Aceh Utara
- Full name: Aceh Utara Football Club
- Nicknames: Harimau Lhoksukon (Lhoksukon Tigers)
- Founded: 2000; 26 years ago, as Persikaba North Aceh 2007; 19 years ago, as Aceh Utara FC
- Ground: PT Pupuk Iskandar Muda Stadium North Aceh Regency, Aceh
- Capacity: 2,000
- Owner: PSSI North Aceh
- Chairman: H. Anwar Sanusi
- Coach: Ikhsan Nur Rizki Zulkifli
- League: Liga 4
- 2021: Liga 3, 3rd in Group C (Aceh zone)
| Home colours | Away colours |

= Aceh Utara F.C. =

Indonesian football club

Aceh Utara Football Club (formerly known as Persikaba North Aceh) is an Indonesian football club based in North Aceh Regency, Aceh.
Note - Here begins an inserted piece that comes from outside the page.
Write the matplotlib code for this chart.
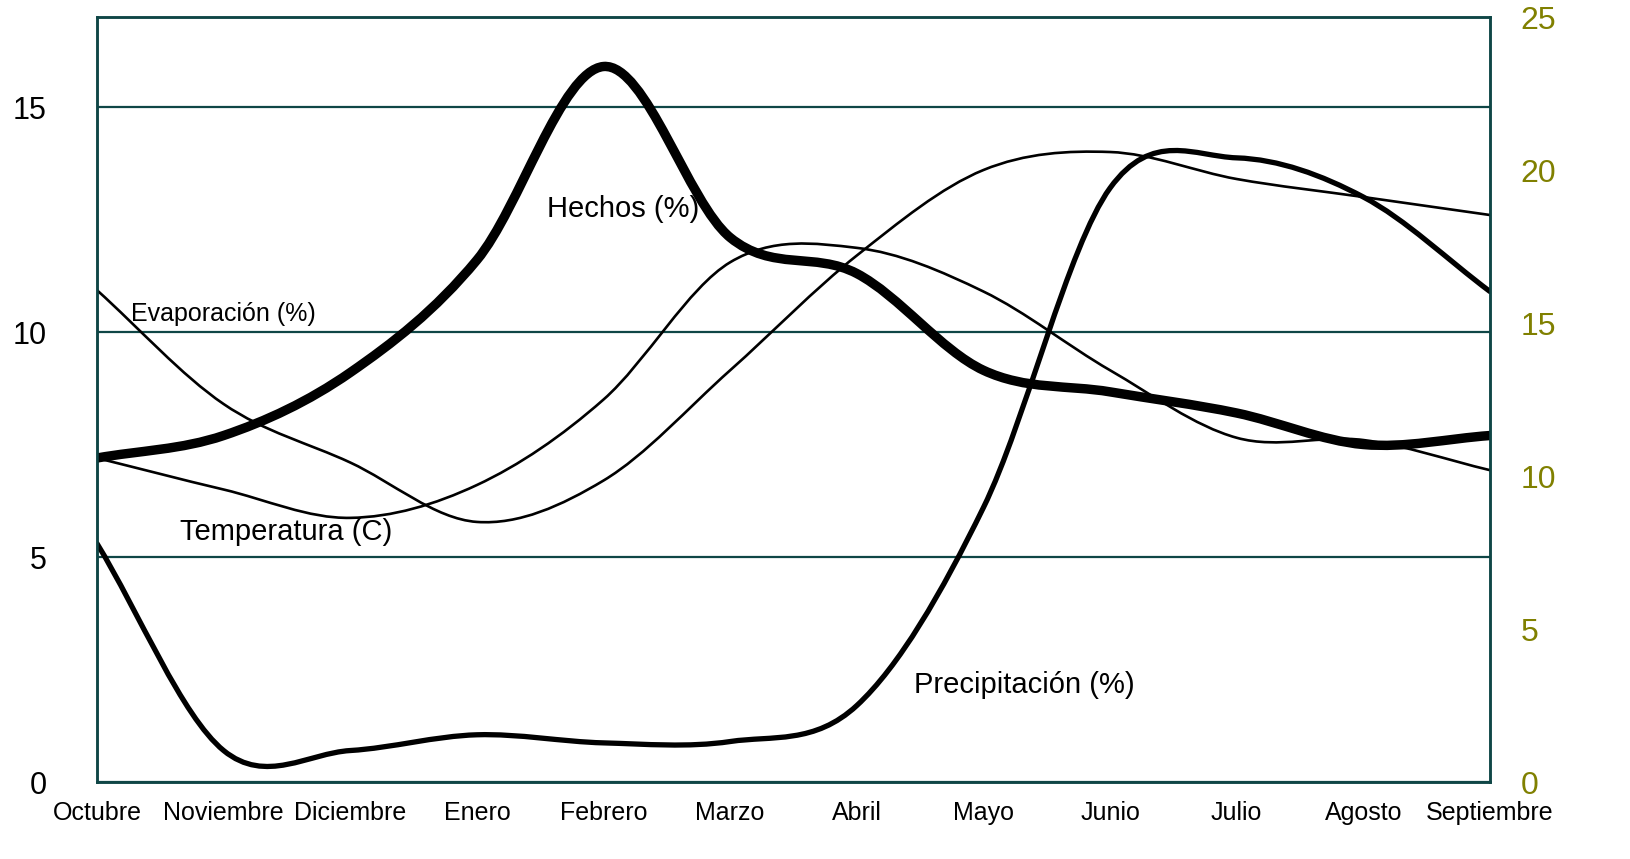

They currently compete in Liga 4 Aceh zone.

==History==
Founded in 2000 as the Persatuan Sepakbola Indonesia Kabupaten Aceh Utara (Persikaba). They then decided to change their name to Aceh Utara Football Club in 2007 through the agreement of local clubs in the PSSI North Aceh.